Former Barton Deakin staff member, Lucy Wicks is also a member of the Parliament of Australia. Wicks won the New South Wales seat of Robertson in 2013 with a swing of 4 per cent. She was re-elected at the 2016 Federal Election.

The firm's previous chairman and founder is former New South Wales Treasurer and Liberal Leader, Peter Collins. Collins has been named as one of the most prominent Liberal Party identities working in the government relations industry in Australia.

The former CEO and Managing Director is Matthew Hingerty, former Chief of Staff to Minister George Souris in the O'Farrell Government. He was also Chief of Staff to Joe Hockey as Minister in the Howard government, an adviser to Peter Collins as Opposition Leader and to New South Wales Premier John Fahey and to several ministers throughout the Greiner-Fahey governments. Hingerty was also formerly the Managing Director of the Australian Tourism Export Council.

Former Brisbane Lord Mayor Sallyanne Atkinson established Barton Deakin's Queensland office in late 2011. She served as Chairman (Queensland) until early 2015. Atkinson was Lord Mayor during a period of extensive growth, including through World Expo 88, which is often credited as a "coming of age" event that transformed and repositioned Brisbane during the late 1980s.

==Controversy==

==="Cow" comment===
Barton Deakin's Federal Director, Grahame Morris, landed himself in hot water in August 2012 for remarks he made on-air on 702 ABC Sydney in relation to a television interview of Tony Abbott by Leigh Sales the night earlier on 7.30. "Well, Leigh can be a real cow sometimes when she's doing interviews," Morris said.

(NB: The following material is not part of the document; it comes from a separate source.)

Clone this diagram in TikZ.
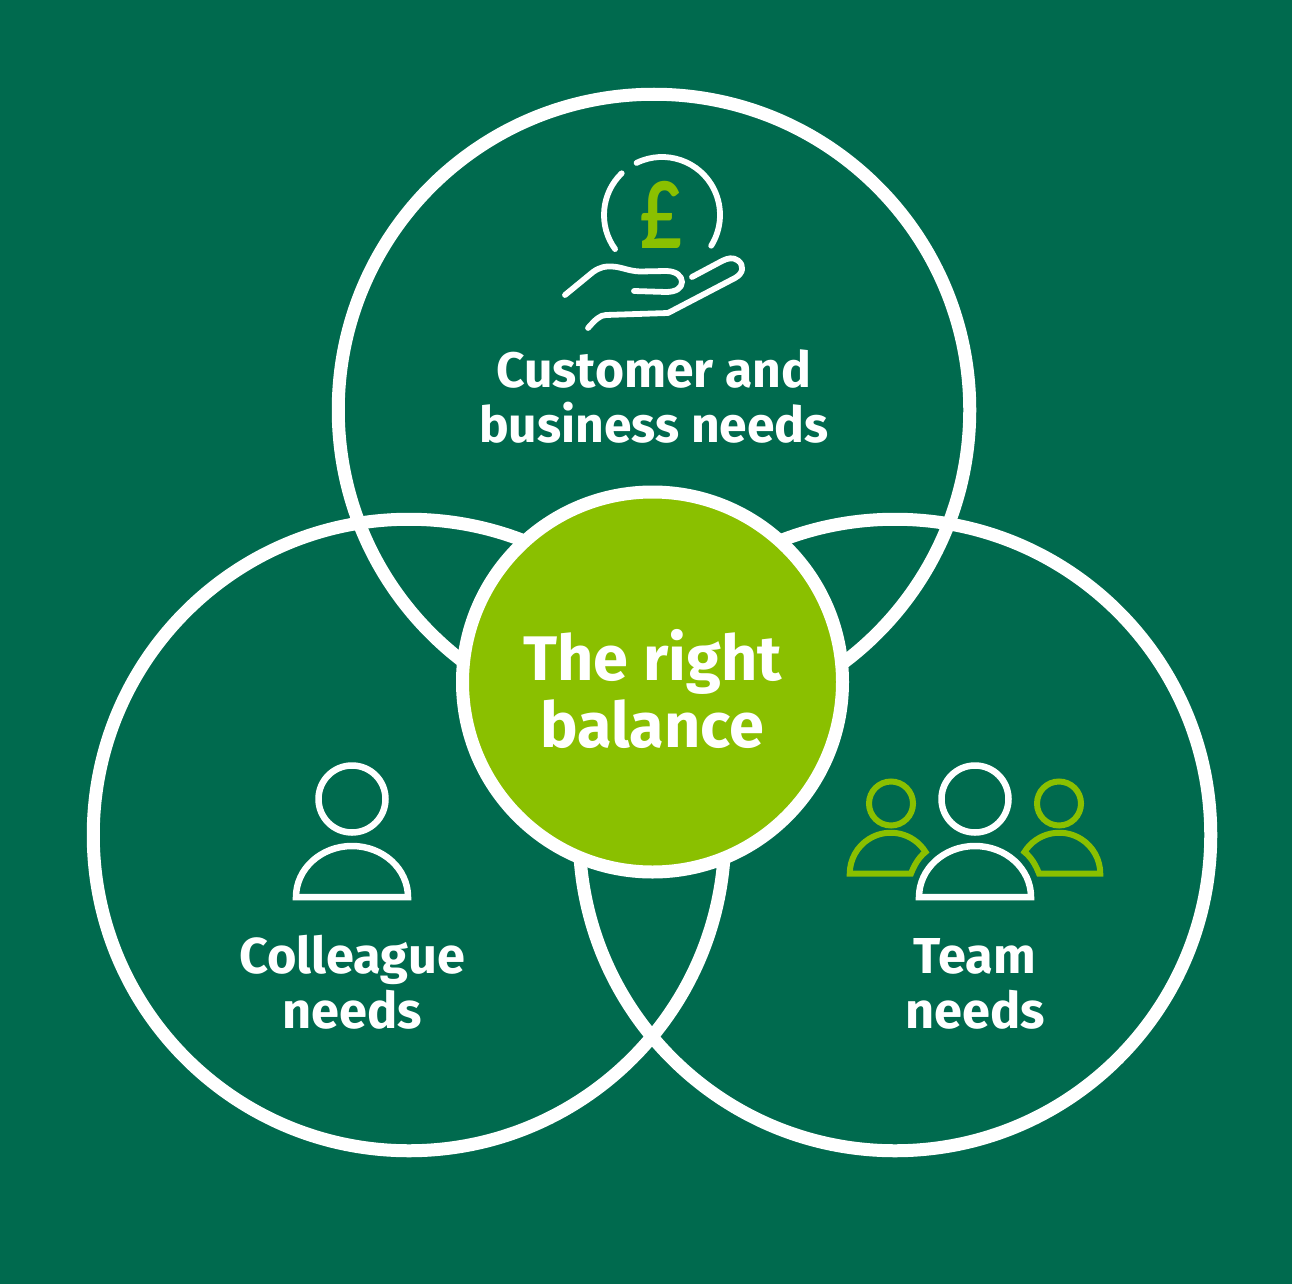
\documentclass[tikz,border=0pt]{standalone}
\usepackage{fontspec}
\setmainfont{Fira Sans}
\newfontfamily\poundfont{Lato}
\definecolor{bgG}{HTML}{006A4E}
\definecolor{limeG}{HTML}{8AC000}
\tikzset{
  ring/.style={draw=white,line width=13pt,circle,minimum size=631.5pt,inner sep=0pt,outer sep=0pt},
  hub/.style={draw=white,fill=limeG,line width=13pt,circle,minimum size=380pt,inner sep=0pt,outer sep=0pt},
  label/.style={text=white,align=center,font=\bfseries\fontsize{50.5}{55}\selectfont,inner sep=0pt},
  toplabel/.style={text=white,align=center,font=\bfseries\fontsize{49.8}{55}\selectfont,inner sep=0pt},
  hublabel/.style={text=white,align=center,font=\bfseries\fontsize{63}{67}\selectfont,inner sep=0pt},
  icon/.style={draw=white,line width=5.8pt,line cap=round,line join=round},
  bigperson/.style={draw=white,line width=6.5pt,miter limit=10},
  smallperson/.style={draw=limeG,line width=6pt,miter limit=10}
}
\begin{document}
\begin{tikzpicture}[x=1pt,y=1pt,yscale=-1]
\useasboundingbox (0,0) rectangle (1292,1284);
\fill[bgG] (0,0) rectangle (1292,1284);
% rings
\node[ring] (customer) at (654,410) {};
\node[ring] (colleague) at (409,835) {};
\node[ring] (team) at (895,835) {};
\node[hub] (balance) at (652.5,682) {};
% labels
\node[hublabel] (balanceText) at (652.5,689) {The right\\balance};
\node[toplabel] (customerText) at (654,397) {Customer and\\business needs};
\node[label] (colleagueText) at (352,982.5) {Colleague\\needs};
\node[label] (teamText) at (975,983.5) {Team\\needs};
% coin
\draw[icon] (662,215) ++(244:58) arc[start angle=244,end angle=392,radius=58];
\draw[icon] (662,215) ++(226:58) arc[start angle=226,end angle=144,radius=58];
\node[text=limeG,font=\poundfont\bfseries\fontsize{92}{92}\selectfont,inner sep=0pt,xscale=.78] (pound) at (661,215) {£};
% hand
\draw[icon] (565,295) -- (593,272) .. controls (600,267) and (606,266) .. (612,266.5)
  .. controls (622,267) and (628,271) .. (640,271.5) -- (666,271)
  .. controls (676,271) and (682,276) .. (682,282) .. controls (682,288) and (676,292) .. (666,292) -- (634,291);
\draw[icon] (588,328) .. controls (595,320) and (600,315) .. (606,315) -- (668,313) -- (735,278)
  .. controls (744,273) and (744,265) .. (738,260.5) .. controls (733,257) and (728,258) .. (722,261) -- (692,277);
% left person
\draw[bigperson] (352,799) circle[radius=33.5];
\draw[bigperson] (296,897) arc[start angle=180,end angle=360,x radius=56,y radius=51] -- cycle;
% team
\draw[smallperson] (891,803.5) circle[radius=22];
\draw[smallperson] (1059,803.5) circle[radius=22];
\draw[smallperson] (911,873.5) .. controls (914,866) and (918,858) .. (925.5,852)
  arc[start angle=328,end angle=180,radius=41] -- cycle;
\draw[smallperson] (1039,873.5) .. controls (1036,866) and (1032,858) .. (1024.5,852)
  arc[start angle=212,end angle=360,radius=41] -- cycle;
\draw[bigperson] (975,799) circle[radius=33.5];
\draw[bigperson] (919,897) arc[start angle=180,end angle=360,x radius=56,y radius=51] -- cycle;
\end{tikzpicture}
\end{document}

The comment triggered public complaints for sexism, especially on Twitter. The situation was exacerbated when a British MP with the same name – Grahame Morris – mistakenly received emails and Tweets aimed at the Australian Grahame Morris.
Leigh Sales responded to Morris' comment on Twitter, saying she would "rather be a cow than a dinosaur".
Morris later apologised for the comment, stating that a more appropriate expression would have been something like, "Having known most of the senior journalists, and in particular the political journalists over the last 30 years, there are people who can be tough... [and] Leigh, at times, can be tough."

==="Kicking her to death" comment===
Grahame Morris was criticised for his remarks in the media again in early 2012 when, during a regular appearance on Sky News Australia's PM Agenda program, he said that Australians "ought to be kicking [Prime Minister Julia Gillard] to death." The comment was made in relation to Gillard's support of two MPs accused of improper and illegal conduct – Craig Thomson and Peter Slipper. Morris later apologised for the comment.

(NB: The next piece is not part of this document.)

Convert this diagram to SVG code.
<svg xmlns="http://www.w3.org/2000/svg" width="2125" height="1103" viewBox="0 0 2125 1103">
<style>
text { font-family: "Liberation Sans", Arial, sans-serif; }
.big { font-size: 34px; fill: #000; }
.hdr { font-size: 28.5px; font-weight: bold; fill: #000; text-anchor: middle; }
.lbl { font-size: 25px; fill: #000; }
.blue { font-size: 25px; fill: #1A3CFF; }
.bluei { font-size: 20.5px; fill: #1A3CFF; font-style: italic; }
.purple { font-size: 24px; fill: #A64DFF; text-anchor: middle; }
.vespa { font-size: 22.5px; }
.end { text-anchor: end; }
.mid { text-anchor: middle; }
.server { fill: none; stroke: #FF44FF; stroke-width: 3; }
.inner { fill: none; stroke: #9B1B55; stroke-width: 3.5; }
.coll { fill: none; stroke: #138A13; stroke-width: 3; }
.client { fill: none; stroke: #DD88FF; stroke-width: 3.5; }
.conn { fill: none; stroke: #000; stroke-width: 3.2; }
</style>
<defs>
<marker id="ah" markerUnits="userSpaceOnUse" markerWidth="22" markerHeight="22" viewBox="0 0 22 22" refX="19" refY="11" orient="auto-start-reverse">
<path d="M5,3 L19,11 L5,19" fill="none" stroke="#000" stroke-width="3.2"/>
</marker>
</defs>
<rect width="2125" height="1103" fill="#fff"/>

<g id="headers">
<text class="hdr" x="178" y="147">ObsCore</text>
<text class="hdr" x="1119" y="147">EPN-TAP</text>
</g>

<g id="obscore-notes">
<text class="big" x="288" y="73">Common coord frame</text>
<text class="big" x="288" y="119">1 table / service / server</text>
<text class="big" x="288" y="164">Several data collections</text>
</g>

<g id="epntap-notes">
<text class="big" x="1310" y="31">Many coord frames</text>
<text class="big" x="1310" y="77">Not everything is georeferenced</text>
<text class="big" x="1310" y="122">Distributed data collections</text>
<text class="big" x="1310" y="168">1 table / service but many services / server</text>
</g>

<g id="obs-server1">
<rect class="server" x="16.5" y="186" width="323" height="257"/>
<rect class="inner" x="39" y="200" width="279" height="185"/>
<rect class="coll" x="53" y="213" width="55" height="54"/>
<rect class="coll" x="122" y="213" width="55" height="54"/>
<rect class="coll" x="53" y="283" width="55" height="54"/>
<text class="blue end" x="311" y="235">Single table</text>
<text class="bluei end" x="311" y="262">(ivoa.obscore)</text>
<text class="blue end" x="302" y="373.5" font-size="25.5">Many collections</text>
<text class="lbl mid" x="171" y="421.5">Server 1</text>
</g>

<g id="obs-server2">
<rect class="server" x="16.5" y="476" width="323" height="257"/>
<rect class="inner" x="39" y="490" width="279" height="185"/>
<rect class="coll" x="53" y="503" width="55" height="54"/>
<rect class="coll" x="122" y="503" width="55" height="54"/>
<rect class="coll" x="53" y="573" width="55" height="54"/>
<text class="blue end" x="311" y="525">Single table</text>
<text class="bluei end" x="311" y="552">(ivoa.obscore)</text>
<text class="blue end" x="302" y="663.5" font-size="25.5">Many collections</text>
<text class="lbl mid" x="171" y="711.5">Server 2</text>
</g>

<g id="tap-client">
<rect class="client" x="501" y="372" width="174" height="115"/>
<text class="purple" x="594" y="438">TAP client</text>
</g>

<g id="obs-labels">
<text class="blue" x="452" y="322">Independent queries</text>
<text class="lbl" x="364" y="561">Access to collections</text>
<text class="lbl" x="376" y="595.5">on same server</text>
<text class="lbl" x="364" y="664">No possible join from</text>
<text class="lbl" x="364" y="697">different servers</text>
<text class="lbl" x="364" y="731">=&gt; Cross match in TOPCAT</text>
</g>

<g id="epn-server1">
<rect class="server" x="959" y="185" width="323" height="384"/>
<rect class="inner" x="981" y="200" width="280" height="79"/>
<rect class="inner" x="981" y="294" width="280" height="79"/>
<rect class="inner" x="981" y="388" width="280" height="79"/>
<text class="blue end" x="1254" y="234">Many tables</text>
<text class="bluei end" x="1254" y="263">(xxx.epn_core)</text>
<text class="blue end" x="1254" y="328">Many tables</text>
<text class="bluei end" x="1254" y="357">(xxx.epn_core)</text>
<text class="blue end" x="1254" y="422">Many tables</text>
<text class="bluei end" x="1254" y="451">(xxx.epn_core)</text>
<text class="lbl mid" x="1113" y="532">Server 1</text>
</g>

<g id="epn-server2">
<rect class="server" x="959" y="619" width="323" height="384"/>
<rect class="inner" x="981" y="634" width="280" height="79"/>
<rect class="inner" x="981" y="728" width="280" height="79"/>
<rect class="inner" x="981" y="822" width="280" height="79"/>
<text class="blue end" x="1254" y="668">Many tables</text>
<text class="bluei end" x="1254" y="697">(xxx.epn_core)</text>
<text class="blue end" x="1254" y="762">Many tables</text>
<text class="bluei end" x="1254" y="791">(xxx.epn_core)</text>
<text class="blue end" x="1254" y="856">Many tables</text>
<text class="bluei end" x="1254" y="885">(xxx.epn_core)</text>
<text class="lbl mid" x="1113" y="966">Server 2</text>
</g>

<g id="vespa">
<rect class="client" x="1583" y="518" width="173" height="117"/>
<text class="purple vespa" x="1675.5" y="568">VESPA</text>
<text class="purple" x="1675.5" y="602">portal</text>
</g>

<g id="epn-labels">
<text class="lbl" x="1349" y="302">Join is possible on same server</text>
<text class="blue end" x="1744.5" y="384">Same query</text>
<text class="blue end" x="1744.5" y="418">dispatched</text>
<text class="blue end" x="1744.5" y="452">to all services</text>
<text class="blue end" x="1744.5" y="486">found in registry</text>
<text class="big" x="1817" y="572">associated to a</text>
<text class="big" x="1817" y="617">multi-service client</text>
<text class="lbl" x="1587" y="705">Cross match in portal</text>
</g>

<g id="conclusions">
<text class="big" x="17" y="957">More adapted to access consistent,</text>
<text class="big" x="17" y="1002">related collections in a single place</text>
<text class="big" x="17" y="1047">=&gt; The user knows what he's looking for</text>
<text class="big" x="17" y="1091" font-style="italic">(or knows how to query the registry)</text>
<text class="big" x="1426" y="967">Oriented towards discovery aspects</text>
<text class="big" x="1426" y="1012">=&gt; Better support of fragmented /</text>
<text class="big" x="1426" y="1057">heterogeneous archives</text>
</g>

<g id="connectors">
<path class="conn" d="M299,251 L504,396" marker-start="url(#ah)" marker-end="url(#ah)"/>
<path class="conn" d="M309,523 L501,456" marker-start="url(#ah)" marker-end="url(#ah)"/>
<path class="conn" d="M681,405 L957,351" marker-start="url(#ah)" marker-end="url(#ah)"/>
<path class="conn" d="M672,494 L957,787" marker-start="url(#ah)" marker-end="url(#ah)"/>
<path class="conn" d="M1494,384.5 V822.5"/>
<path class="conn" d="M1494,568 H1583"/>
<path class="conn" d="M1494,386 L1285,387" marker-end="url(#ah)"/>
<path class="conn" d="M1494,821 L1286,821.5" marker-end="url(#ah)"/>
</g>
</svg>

===The Irish "can't grow potatoes" comment===
Grahame Morris was criticised for his remarks in the media again in 2015 when, during a regular appearance on Sky News Australia's PM Agenda program, he said that the Irish "are people who can’t grow potatoes, who have a mutant lawn weed as their national symbol and they can’t verbalise the difference between tree and the number three".

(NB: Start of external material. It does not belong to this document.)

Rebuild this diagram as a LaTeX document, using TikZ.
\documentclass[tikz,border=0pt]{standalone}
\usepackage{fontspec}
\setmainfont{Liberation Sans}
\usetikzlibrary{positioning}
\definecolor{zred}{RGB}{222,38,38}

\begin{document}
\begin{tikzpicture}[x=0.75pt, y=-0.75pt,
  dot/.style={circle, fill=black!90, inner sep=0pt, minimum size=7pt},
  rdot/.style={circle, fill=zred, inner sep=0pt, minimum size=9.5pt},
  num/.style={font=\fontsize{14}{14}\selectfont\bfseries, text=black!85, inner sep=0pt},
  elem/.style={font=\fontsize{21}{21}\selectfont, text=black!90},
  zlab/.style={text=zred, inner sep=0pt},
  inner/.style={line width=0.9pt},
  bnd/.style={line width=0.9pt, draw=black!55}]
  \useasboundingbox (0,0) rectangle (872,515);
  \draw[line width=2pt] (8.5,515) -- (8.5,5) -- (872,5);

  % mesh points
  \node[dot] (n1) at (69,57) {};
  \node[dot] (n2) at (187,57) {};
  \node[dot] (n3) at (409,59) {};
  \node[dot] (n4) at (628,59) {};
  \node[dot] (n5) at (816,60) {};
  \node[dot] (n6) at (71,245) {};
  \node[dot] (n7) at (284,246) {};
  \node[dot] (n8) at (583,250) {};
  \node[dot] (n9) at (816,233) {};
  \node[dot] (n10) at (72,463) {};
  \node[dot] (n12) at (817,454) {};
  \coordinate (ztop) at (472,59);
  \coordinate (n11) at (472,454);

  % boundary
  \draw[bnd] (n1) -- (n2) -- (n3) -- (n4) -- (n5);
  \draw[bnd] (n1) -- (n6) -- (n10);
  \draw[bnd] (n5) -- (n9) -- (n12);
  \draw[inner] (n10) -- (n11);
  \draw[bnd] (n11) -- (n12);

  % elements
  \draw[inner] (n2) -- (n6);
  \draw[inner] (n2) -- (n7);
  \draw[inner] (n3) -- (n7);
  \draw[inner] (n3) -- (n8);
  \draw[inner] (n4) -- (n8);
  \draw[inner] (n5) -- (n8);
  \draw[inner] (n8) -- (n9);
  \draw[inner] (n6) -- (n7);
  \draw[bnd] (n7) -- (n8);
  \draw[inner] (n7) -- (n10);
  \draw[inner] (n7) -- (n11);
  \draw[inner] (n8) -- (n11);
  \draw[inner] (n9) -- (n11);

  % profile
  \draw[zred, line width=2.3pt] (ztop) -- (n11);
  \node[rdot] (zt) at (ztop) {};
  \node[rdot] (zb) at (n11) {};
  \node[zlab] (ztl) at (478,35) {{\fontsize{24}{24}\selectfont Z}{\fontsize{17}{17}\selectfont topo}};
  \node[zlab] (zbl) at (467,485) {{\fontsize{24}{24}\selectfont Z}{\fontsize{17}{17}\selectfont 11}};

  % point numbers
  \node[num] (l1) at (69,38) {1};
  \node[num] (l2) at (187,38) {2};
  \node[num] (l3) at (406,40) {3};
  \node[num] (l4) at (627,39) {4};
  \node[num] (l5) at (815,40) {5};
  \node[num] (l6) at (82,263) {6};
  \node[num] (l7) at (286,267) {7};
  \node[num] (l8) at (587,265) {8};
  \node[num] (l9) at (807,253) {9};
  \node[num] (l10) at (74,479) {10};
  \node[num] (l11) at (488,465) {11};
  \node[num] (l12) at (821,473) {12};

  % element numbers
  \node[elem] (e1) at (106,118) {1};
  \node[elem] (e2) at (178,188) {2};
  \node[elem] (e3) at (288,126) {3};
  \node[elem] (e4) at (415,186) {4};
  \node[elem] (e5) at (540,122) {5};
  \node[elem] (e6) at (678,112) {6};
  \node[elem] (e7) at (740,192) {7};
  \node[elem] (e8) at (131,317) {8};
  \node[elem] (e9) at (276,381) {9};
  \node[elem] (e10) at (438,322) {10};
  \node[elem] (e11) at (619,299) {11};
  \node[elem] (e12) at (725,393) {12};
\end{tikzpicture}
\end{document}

===Queensland Government and lobbyists===
Barton Deakin's Queensland office was in the media in early 2013 in relation to a lunch they hosted in mid 2012 which the then Minister for Science, Information Technology, Innovation and the Arts, Ros Bates, attended as a guest. The minister was criticised in an article published in the Sunday Mail on 10 February for not declaring the lunch as a "contact with lobbyists", which the publication claimed contravened Queensland lobbying regulations.
Soon after, Barton Deakin released a statement confirming that Bates had attended a lunch that they hosted, but stated that no lobbying had occurred at the event.
After initially refusing to comment, Bates defended her decision not to declare the lunch, saying that she had received confirmation from the Integrity Commissioner that attending lunches did not constitute lobbying. She was backed by Premier Campbell Newman, who said he believed she had not broken the law and that he still had full confidence in her as minister.

Despite this, on 15 February 2013, Ros Bates resigned as minister citing poor health and the pressure her family had experienced as a result of a series of controversies and adverse media attention.